Argentine writer, journalist and humorist

Conrado Nalé Roxlo (February 15, 1898 – July 2, 1971) was an Argentine writer, journalist and humorist from Buenos Aires. He published poetry, short stories, plays, film scripts, prose pastiches, and other works and was the editor of two humor magazines and a newspaper literary supplement. He won the Premio Nacional de Teatro (National Prize for Theatre) and the Premio Nacional de Letras (National Prize for Literature) and was a member of the Academia Argentina de Letras.

==Life==
Roxlo was born on 15 February 1898 in Buenos Aires to a Uraguayan family of French and Spanish descent. He studied at the Facultad de Filosofía y Letras in Buenos Aires. In 1925, he married Teresa de la Fuente. In addition to his writing, he worked as a French translator and at the newspaper El Mundo, where he contributed a weekly series of memoirs. He died in Buenos Aires on 2 July 1971.

==Career==
His first poetry collection, El Grillo (the cricket), was published in 1923. The title poem brought him immediate fame and the book won the Babel publishing house prize. He published only two more collections, Claro desvelo in 1937 and De otro cielo in 1952, but although his poetic output was small, it was critically praised.

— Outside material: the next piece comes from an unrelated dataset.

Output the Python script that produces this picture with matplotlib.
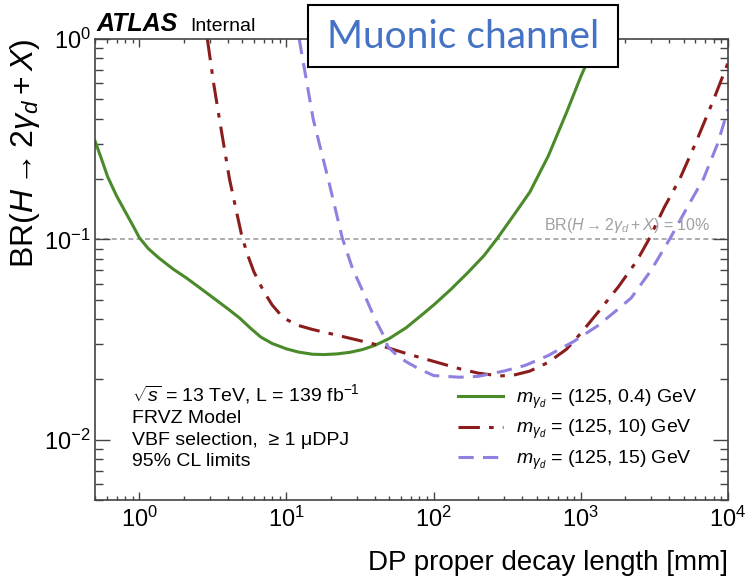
import matplotlib
matplotlib.use('Agg')
import matplotlib.pyplot as plt
from matplotlib.patches import Rectangle
import numpy as np

# decay length [mm] and BR limits
x_04 = [0.5, 0.55, 0.61, 0.7, 0.8, 0.9, 1.0, 1.15, 1.35, 1.7, 2.1, 2.6, 3.3, 4.0, 4.8, 5.7, 6.7,
        8.0, 10, 12, 15, 18, 22, 27, 33, 40, 50, 65, 80, 100, 130, 170, 220, 273, 350, 450, 600,
        800, 1000, 1150, 1260]
br_04 = [0.31, 0.255, 0.205, 0.165, 0.138, 0.118, 0.102, 0.09, 0.081, 0.071, 0.064, 0.057, 0.05,
         0.045, 0.0405, 0.036, 0.0325, 0.0302, 0.0284, 0.0274, 0.0267, 0.0266, 0.0268, 0.0273,
         0.0282, 0.0296, 0.032, 0.0362, 0.041, 0.047, 0.056, 0.068, 0.083, 0.102, 0.132, 0.172,
         0.26, 0.43, 0.65, 0.82, 1.0]

x_10 = [2.9, 3.2, 3.5, 4.1, 4.6, 5.0, 5.5, 6.0, 7.0, 8.0, 9.0, 10, 12, 15, 20, 30, 45, 70, 100,
        150, 200, 280, 350, 450, 600, 800, 1000, 1300, 1800, 2400, 2900, 3700, 4700, 6000, 8000,
        10000]
br_10 = [1.0, 0.6, 0.4, 0.2, 0.135, 0.102, 0.082, 0.069, 0.055, 0.047, 0.0425, 0.0398, 0.0372,
         0.0355, 0.0338, 0.0315, 0.0293, 0.0265, 0.0246, 0.0226, 0.0215, 0.0208, 0.021, 0.022,
         0.0243, 0.0283, 0.034, 0.043, 0.058, 0.078, 0.1, 0.145, 0.2, 0.3, 0.5, 0.76]

x_15 = [12.2, 15.2, 19.2, 23.9, 28, 33.6, 40, 45.3, 49, 56, 65, 80, 100, 150, 200, 300, 420, 600,
        900, 1300, 1800, 2200, 3000, 4070, 5300, 6800, 8500, 10000]
br_15 = [1.0, 0.397, 0.2, 0.102, 0.072, 0.0535, 0.04, 0.0335, 0.029, 0.0265, 0.0245, 0.0225,
         0.0209, 0.0205, 0.0207, 0.022, 0.0235, 0.0263, 0.031, 0.037, 0.045, 0.051, 0.07, 0.102,
         0.145, 0.2, 0.3, 0.445]

labels = [r'$m_{\gamma_d}$ = (125, 0.4) GeV',
          r'$m_{\gamma_d}$ = (125, 10) GeV',
          r'$m_{\gamma_d}$ = (125, 15) GeV']

plt.rcParams['font.family'] = ['Liberation Sans', 'DejaVu Sans']
plt.rcParams['mathtext.fontset'] = 'custom'
plt.rcParams['mathtext.rm'] = 'Liberation Sans'
plt.rcParams['mathtext.it'] = 'Liberation Sans:italic'
plt.rcParams['mathtext.bf'] = 'Liberation Sans:bold'

fig = plt.figure(figsize=(7.45, 5.87), dpi=100)
ax = fig.add_axes([95/745, 87/587, 633/745, 461/587])

ax.plot(x_04, br_04, color='#4a8a2a', lw=2.2, label=labels[0])
ax.plot(x_10, br_10, color='#8b1c1c', lw=2.2, ls=(0, (7, 3, 1.5, 3)), label=labels[1])
ax.plot(x_15, br_15, color='#9080e0', lw=2.2, ls=(0, (5, 3)), label=labels[2])
ax.axhline(0.1, color='#a0a0a0', lw=1.2, ls=(0, (3, 2)), zorder=1)

ax.set_xscale('log')
ax.set_yscale('log')
ax.set_xlim(0.5, 1e4)
ax.set_ylim(0.005, 1.0)

ax.tick_params(which='both', direction='in', top=True, right=True, labelsize=17, width=1, color='#444444')
ax.tick_params(axis='y', which='major', length=11, pad=3)
ax.tick_params(axis='y', which='minor', length=6)
ax.tick_params(axis='x', which='major', length=6, pad=5)
ax.tick_params(axis='x', which='minor', length=3)
for s in ax.spines.values():
    s.set_color('#444444')
    s.set_linewidth(1.2)

ax.set_xlabel('DP proper decay length [mm]', fontsize=20, loc='right', labelpad=13)
ax.set_ylabel(r'BR($H \rightarrow 2\gamma_d + X$)', fontsize=23, loc='top', labelpad=2)

ax.text(615/633, 0.1 * 1.05, r'BR($H \rightarrow 2\gamma_d + X$) = 10%', transform=ax.get_yaxis_transform(),
        ha='right', va='bottom', fontsize=11.5, color='#a0a0a0')

info = '\n'.join([r'$\sqrt{s}$ = 13 TeV, L = 139 fb$^{-1}$', 'FRVZ Model',
                  'VBF selection,  \u2265 1 \u03bcDPJ', '95% CL limits'])
ax.text(37/633, 118/461, info, transform=ax.transAxes, ha='left', va='top',
        fontsize=14, linespacing=1.35)

leg = ax.legend(loc='upper left', bbox_to_anchor=(363/633, 112/461), frameon=False,
                fontsize=14, handlelength=2.3, handletextpad=0.7, labelspacing=0.36,
                borderaxespad=0, borderpad=0)

fig.text(97/745, 1 - 31/587, 'ATLAS', fontsize=18, fontweight='bold', style='italic', ha='left', va='baseline')
fig.text(190/745, 1 - 31/587, 'Internal', fontsize=14, ha='left', va='baseline')

fig.patches.append(Rectangle((308/745, 1 - 67/587), 310/745, 62/587, transform=fig.transFigure,
                             facecolor='white', edgecolor='black', lw=1.5, zorder=10))
fig.text(463/745, 1 - 37/587, 'Muonic channel', fontsize=28, color='#4472c4',
         family=['Lato', 'DejaVu Sans'], ha='center', va='center', zorder=11)

fig.savefig('out.png', dpi=100)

His first play was La Cola de la Sirena (1941). It received the Premio Nacional de Teatro, as did his later plays Una viuda difícil and El pacto de Cristina.

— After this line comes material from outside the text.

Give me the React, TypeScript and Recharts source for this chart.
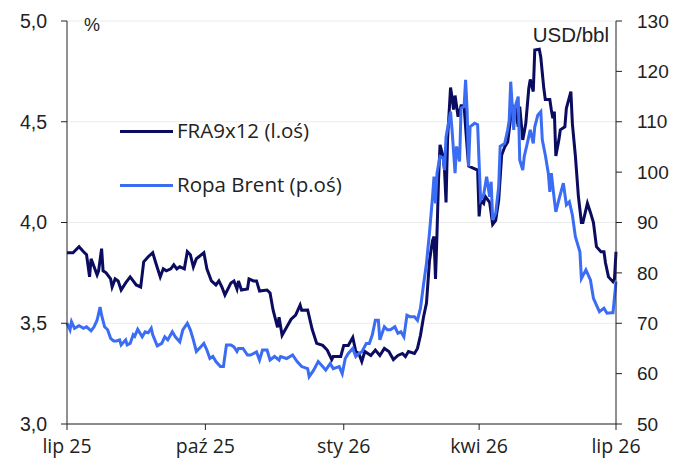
import { LineChart, Line, XAxis, YAxis, CartesianGrid } from "recharts"

// FRA9x12 (left axis, %)
const fraDates = [
  "2025-07-01", "2025-07-05", "2025-07-09", "2025-07-12", "2025-07-14", "2025-07-16", "2025-07-17", "2025-07-19",
  "2025-07-21", "2025-07-22", "2025-07-24", "2025-07-25", "2025-07-27", "2025-07-30", "2025-07-31", "2025-08-02",
  "2025-08-04", "2025-08-06", "2025-08-09", "2025-08-12", "2025-08-14", "2025-08-16", "2025-08-19", "2025-08-21",
  "2025-08-24", "2025-08-27", "2025-08-29", "2025-09-01", "2025-09-03", "2025-09-05", "2025-09-08", "2025-09-10",
  "2025-09-12", "2025-09-14", "2025-09-17", "2025-09-19", "2025-09-21", "2025-09-23", "2025-09-25", "2025-09-30",
  "2025-10-02", "2025-10-05", "2025-10-08", "2025-10-10", "2025-10-12", "2025-10-14", "2025-10-18", "2025-10-20",
  "2025-10-22", "2025-10-23", "2025-10-25", "2025-10-29", "2025-10-30", "2025-11-02", "2025-11-04", "2025-11-06",
  "2025-11-11", "2025-11-13", "2025-11-15", "2025-11-18", "2025-11-19", "2025-11-21", "2025-11-24", "2025-11-27",
  "2025-11-30", "2025-12-03", "2025-12-04", "2025-12-08", "2025-12-11", "2025-12-14", "2025-12-18", "2025-12-21",
  "2025-12-24", "2025-12-25", "2025-12-30", "2026-01-01", "2026-01-04", "2026-01-07", "2026-01-09", "2026-01-11",
  "2026-01-13", "2026-01-15", "2026-01-19", "2026-01-22", "2026-01-25", "2026-01-28", "2026-01-31", "2026-02-03",
  "2026-02-06", "2026-02-09", "2026-02-11", "2026-02-13", "2026-02-17", "2026-02-19", "2026-02-21", "2026-02-23",
  "2026-02-25", "2026-02-27", "2026-03-01", "2026-03-02", "2026-03-03", "2026-03-04", "2026-03-05", "2026-03-06",
  "2026-03-08", "2026-03-09", "2026-03-10", "2026-03-11", "2026-03-13", "2026-03-14", "2026-03-15", "2026-03-16",
  "2026-03-18", "2026-03-20", "2026-03-22", "2026-03-23", "2026-03-24", "2026-03-25", "2026-03-28", "2026-03-31",
  "2026-04-01", "2026-04-02", "2026-04-04", "2026-04-05", "2026-04-08", "2026-04-10", "2026-04-12", "2026-04-14",
  "2026-04-16", "2026-04-18", "2026-04-20", "2026-04-21", "2026-04-22", "2026-04-24", "2026-04-25", "2026-04-27",
  "2026-04-28", "2026-04-30", "2026-05-02", "2026-05-04", "2026-05-05", "2026-05-07", "2026-05-08", "2026-05-11",
  "2026-05-12", "2026-05-14", "2026-05-15", "2026-05-18", "2026-05-19", "2026-05-20", "2026-05-21", "2026-05-22",
  "2026-05-24", "2026-05-25", "2026-05-28", "2026-05-29", "2026-06-01", "2026-06-02", "2026-06-04", "2026-06-06",
  "2026-06-08", "2026-06-09", "2026-06-12", "2026-06-14", "2026-06-16", "2026-06-18", "2026-06-21", "2026-06-23",
  "2026-06-24", "2026-06-26", "2026-06-29", "2026-06-30", "2026-07-01",
]
const fraValues = [
  3.85, 3.85, 3.88, 3.855, 3.84, 3.73, 3.82, 3.78,
  3.74, 3.76, 3.87, 3.76, 3.75, 3.72, 3.68, 3.72,
  3.71, 3.665, 3.70, 3.73, 3.71, 3.69, 3.68, 3.805,
  3.83, 3.85, 3.80, 3.73, 3.77, 3.76, 3.77, 3.79,
  3.77, 3.78, 3.77, 3.855, 3.84, 3.78, 3.82, 3.85,
  3.77, 3.71, 3.69, 3.71, 3.68, 3.64, 3.70, 3.71,
  3.67, 3.71, 3.665, 3.67, 3.72, 3.71, 3.71, 3.66,
  3.665, 3.65, 3.566, 3.48, 3.53, 3.44, 3.48, 3.52,
  3.54, 3.59, 3.565, 3.566, 3.47, 3.40, 3.39, 3.367,
  3.32, 3.335, 3.335, 3.39, 3.39, 3.43, 3.36, 3.35,
  3.31, 3.36, 3.34, 3.367, 3.34, 3.375, 3.36, 3.32,
  3.34, 3.35, 3.335, 3.36, 3.35, 3.375, 3.44, 3.53,
  3.60, 3.81, 3.91, 3.93, 3.72, 3.946, 4.21, 4.385,
  4.33, 4.26, 4.10, 4.41, 4.67, 4.62, 4.56, 4.63,
  4.525, 4.58, 4.58, 4.475, 4.375, 4.28, 4.27, 4.26,
  4.03, 4.11, 4.095, 4.13, 4.10, 3.99, 4.01, 4.11,
  4.335, 4.375, 4.40, 4.46, 4.52, 4.575, 4.57, 4.475,
  4.575, 4.41, 4.49, 4.665, 4.71, 4.65, 4.856, 4.86,
  4.82, 4.666, 4.61, 4.61, 4.56, 4.517, 4.55, 4.33,
  4.41, 4.46, 4.475, 4.567, 4.65, 4.49, 4.33, 4.13,
  4.00, 4.00, 4.095, 4.05, 4.00, 3.88, 3.855, 3.855,
  3.80, 3.73, 3.706, 3.72, 3.855,
]

// Brent crude (right axis, USD/bbl)
const brentDates = [
  "2025-07-01", "2025-07-03", "2025-07-04", "2025-07-06", "2025-07-09", "2025-07-12", "2025-07-14", "2025-07-17",
  "2025-07-19", "2025-07-21", "2025-07-23", "2025-07-24", "2025-07-26", "2025-07-28", "2025-07-30", "2025-08-01",
  "2025-08-03", "2025-08-05", "2025-08-06", "2025-08-09", "2025-08-10", "2025-08-12", "2025-08-14", "2025-08-15",
  "2025-08-17", "2025-08-20", "2025-08-22", "2025-08-24", "2025-08-26", "2025-08-27", "2025-08-30", "2025-09-02",
  "2025-09-04", "2025-09-06", "2025-09-09", "2025-09-11", "2025-09-14", "2025-09-16", "2025-09-19", "2025-09-21",
  "2025-09-23", "2025-09-25", "2025-09-28", "2025-09-30", "2025-10-02", "2025-10-04", "2025-10-06", "2025-10-08",
  "2025-10-11", "2025-10-13", "2025-10-15", "2025-10-18", "2025-10-20", "2025-10-22", "2025-10-23", "2025-10-26",
  "2025-10-29", "2025-10-31", "2025-11-02", "2025-11-04", "2025-11-06", "2025-11-08", "2025-11-11", "2025-11-13",
  "2025-11-16", "2025-11-19", "2025-11-20", "2025-11-24", "2025-11-28", "2025-12-01", "2025-12-04", "2025-12-08",
  "2025-12-09", "2025-12-12", "2025-12-15", "2025-12-18", "2025-12-20", "2025-12-23", "2025-12-25", "2025-12-29",
  "2025-12-31", "2026-01-02", "2026-01-04", "2026-01-07", "2026-01-09", "2026-01-11", "2026-01-13", "2026-01-16",
  "2026-01-18", "2026-01-20", "2026-01-22", "2026-01-24", "2026-01-25", "2026-01-28", "2026-01-30", "2026-02-01",
  "2026-02-04", "2026-02-06", "2026-02-08", "2026-02-10", "2026-02-12", "2026-02-14", "2026-02-17", "2026-02-19",
  "2026-02-21", "2026-02-23", "2026-02-25", "2026-02-27", "2026-03-01", "2026-03-02", "2026-03-03", "2026-03-04",
  "2026-03-06", "2026-03-08", "2026-03-09", "2026-03-10", "2026-03-13", "2026-03-14", "2026-03-16", "2026-03-17",
  "2026-03-19", "2026-03-20", "2026-03-22", "2026-03-23", "2026-03-24", "2026-03-25", "2026-03-26", "2026-03-29",
  "2026-03-31", "2026-04-01", "2026-04-02", "2026-04-04", "2026-04-06", "2026-04-08", "2026-04-09", "2026-04-10",
  "2026-04-12", "2026-04-14", "2026-04-15", "2026-04-18", "2026-04-20", "2026-04-21", "2026-04-22", "2026-04-24",
  "2026-04-25", "2026-04-27", "2026-04-28", "2026-04-30", "2026-05-01", "2026-05-03", "2026-05-05", "2026-05-07",
  "2026-05-08", "2026-05-10", "2026-05-12", "2026-05-13", "2026-05-15", "2026-05-17", "2026-05-18", "2026-05-19",
  "2026-05-21", "2026-05-22", "2026-05-24", "2026-05-27", "2026-05-29", "2026-05-31", "2026-06-02", "2026-06-04",
  "2026-06-07", "2026-06-08", "2026-06-11", "2026-06-14", "2026-06-16", "2026-06-18", "2026-06-20", "2026-06-23",
  "2026-06-25", "2026-06-28", "2026-06-29", "2026-07-01",
]
const brentValues = [
  70.0, 68.7, 70.3, 69.0, 69.5, 69.0, 69.3, 68.5,
  69.3, 70.6, 73.2, 71.6, 69.3, 68.7, 67.0, 66.5,
  66.5, 66.7, 65.7, 66.7, 65.7, 66.0, 67.7, 67.4,
  68.8, 67.3, 68.3, 68.1, 69.0, 67.7, 65.5, 66.0,
  67.3, 66.7, 68.3, 67.3, 66.3, 68.7, 70.0, 68.7,
  66.7, 64.4, 65.35, 66.0, 64.7, 63.0, 63.4, 62.4,
  61.4, 61.4, 65.7, 65.7, 65.3, 64.4, 65.0, 65.0,
  63.7, 63.7, 64.0, 64.3, 62.7, 64.7, 64.7, 62.7,
  63.4, 62.7, 63.4, 63.0, 63.7, 62.4, 61.4, 61.0,
  59.4, 60.7, 62.4, 61.4, 60.7, 62.0, 61.0, 61.4,
  60.0, 63.0, 64.0, 65.0, 63.4, 64.0, 64.3, 66.0,
  66.0, 67.7, 70.6, 70.6, 66.7, 69.3, 68.7, 68.7,
  69.3, 68.0, 68.3, 67.3, 71.6, 71.3, 71.3, 70.6,
  73.0, 77.6, 81.9, 88.0, 95.0, 99.1, 93.8, 99.8,
  103.1, 102.8, 100.4, 107.0, 112.0, 108.4, 99.8, 105.1,
  102.1, 112.7, 113.0, 118.3, 112.3, 101.1, 109.0, 109.7,
  109.4, 101.75, 94.5, 95.5, 99.1, 95.1, 98.1, 90.5,
  91.8, 97.1, 105.1, 105.7, 108.4, 110.3, 117.95, 108.4,
  113.0, 115.0, 102.4, 100.4, 103.1, 105.7, 108.4, 105.7,
  109.0, 111.3, 112.0, 106.4, 103.4, 99.8, 96.1, 99.8,
  94.5, 92.1, 94.5, 97.8, 93.5, 94.1, 91.5, 87.2,
  84.2, 78.9, 80.6, 78.6, 74.95, 73.6, 72.3, 73.0,
  72.0, 72.1, 72.1, 78.25,
]

const xTickDates = ["2025-07-01", "2025-10-01", "2026-01-01", "2026-04-01", "2026-07-01"]
const leftTicks = [3, 3.5, 4, 4.5, 5]
const rightTicks = [50, 60, 70, 80, 90, 100, 110, 120, 130]
const monthsPl = ["sty", "lut", "mar", "kwi", "maj", "cze", "lip", "sie", "wrz", "paź", "lis", "gru"]

const fraData = fraDates.map((d, i) => ({ t: Date.parse(d), v: fraValues[i] }))
const brentData = brentDates.map((d, i) => ({ t: Date.parse(d), v: brentValues[i] }))
const xTicks = xTickDates.map((d) => Date.parse(d))

const fmtDate = (t: number) => {
  const d = new Date(t)
  return monthsPl[d.getUTCMonth()] + " " + String(d.getUTCFullYear()).slice(2)
}

const NAVY = "#0b0b5f"
const BLUE = "#3a6cf4"
const AXIS = "#222"
const font = "'Liberation Sans', Arial, sans-serif"
const roundFont = "'Open Sans', 'Liberation Sans', sans-serif"

const App = () => {
  return (
    <div style={{ position: "absolute", left: 0, top: 0, width: 690, height: 463, background: "#fff", fontFamily: font }}>
      <LineChart width={690} height={463} margin={{ top: 21, right: 14, bottom: 9, left: 0 }}>
        <CartesianGrid yAxisId="left" vertical={false} stroke="#ececec" />
        <XAxis
          dataKey="t"
          type="number"
          domain={[xTicks[0], xTicks[xTicks.length - 1]]}
          ticks={xTicks}
          tickFormatter={fmtDate}
          allowDuplicatedCategory={false}
          height={30}
          tickSize={6}
          tickMargin={9}
          stroke={AXIS}
          tick={{ fill: "#222", fontSize: 19.5, fontFamily: roundFont }}
        />
        <YAxis
          yAxisId="left"
          domain={[3, 5]}
          ticks={leftTicks}
          width={67}
          tickSize={6}
          tickMargin={14}
          stroke={AXIS}
          tickFormatter={(v: number) => v.toFixed(1).replace(".", ",")}
          tick={{ fill: "#222", fontSize: 19.5, fontFamily: font }}
        />
        <YAxis
          yAxisId="right"
          orientation="right"
          domain={[50, 130]}
          ticks={rightTicks}
          width={60}
          tickSize={6}
          tickMargin={15}
          stroke={AXIS}
          tick={{ fill: "#222", fontSize: 19, fontFamily: font, textAnchor: "start" }}
        />
        <Line
          yAxisId="left"
          data={fraData}
          dataKey="v"
          type="linear"
          stroke={NAVY}
          strokeWidth={3}
          dot={false}
          isAnimationActive={false}
        />
        <Line
          yAxisId="right"
          data={brentData}
          dataKey="v"
          type="linear"
          stroke={BLUE}
          strokeWidth={3}
          dot={false}
          isAnimationActive={false}
        />
      </LineChart>

      <div style={{ position: "absolute", left: 84, top: 15, fontSize: 18, color: "#222" }}>%</div>
      <div style={{ position: "absolute", right: 690 - 609, top: 23, fontSize: 20.5, color: "#222" }}>USD/bbl</div>

      <div style={{ position: "absolute", left: 120, top: 130, width: 53, height: 3, background: NAVY }} />
      <div
        style={{ position: "absolute", left: 177, top: 116, fontSize: 20.5, color: "#222", whiteSpace: "nowrap", fontFamily: roundFont }}
      >
        FRA9x12 (l.oś)
      </div>
      <div style={{ position: "absolute", left: 120, top: 184, width: 53, height: 3, background: BLUE }} />
      <div
        style={{ position: "absolute", left: 177, top: 170, fontSize: 20.5, color: "#222", whiteSpace: "nowrap", fontFamily: roundFont }}
      >
        Ropa Brent (p.oś)
      </div>
    </div>
  )
}

export default App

He published a single novel, Extraño accidente (strange accident) (1960). His book of short stories Las puertas del purgatorio (The Purgatory Gates), was awarded the Premio Nacional de Letras in 1955.

He produced many humorous short pieces under the pseudonyms Chamico and Alguien. Many of these were compiled in collections including Cuentos de Chamico (1941), Cuentos de cabecera (1946), and Mi pueblo (1953).

He edited a humorous weekly, Don Goyo, a satirical weekly for doctors, Esculapión, and the literary supplement of the newspaper Crítica.

He also wrote children's literature and, with Mabel Mármol, biographies of Amadeo Villar (1963) and Alfonsina Storni (1965).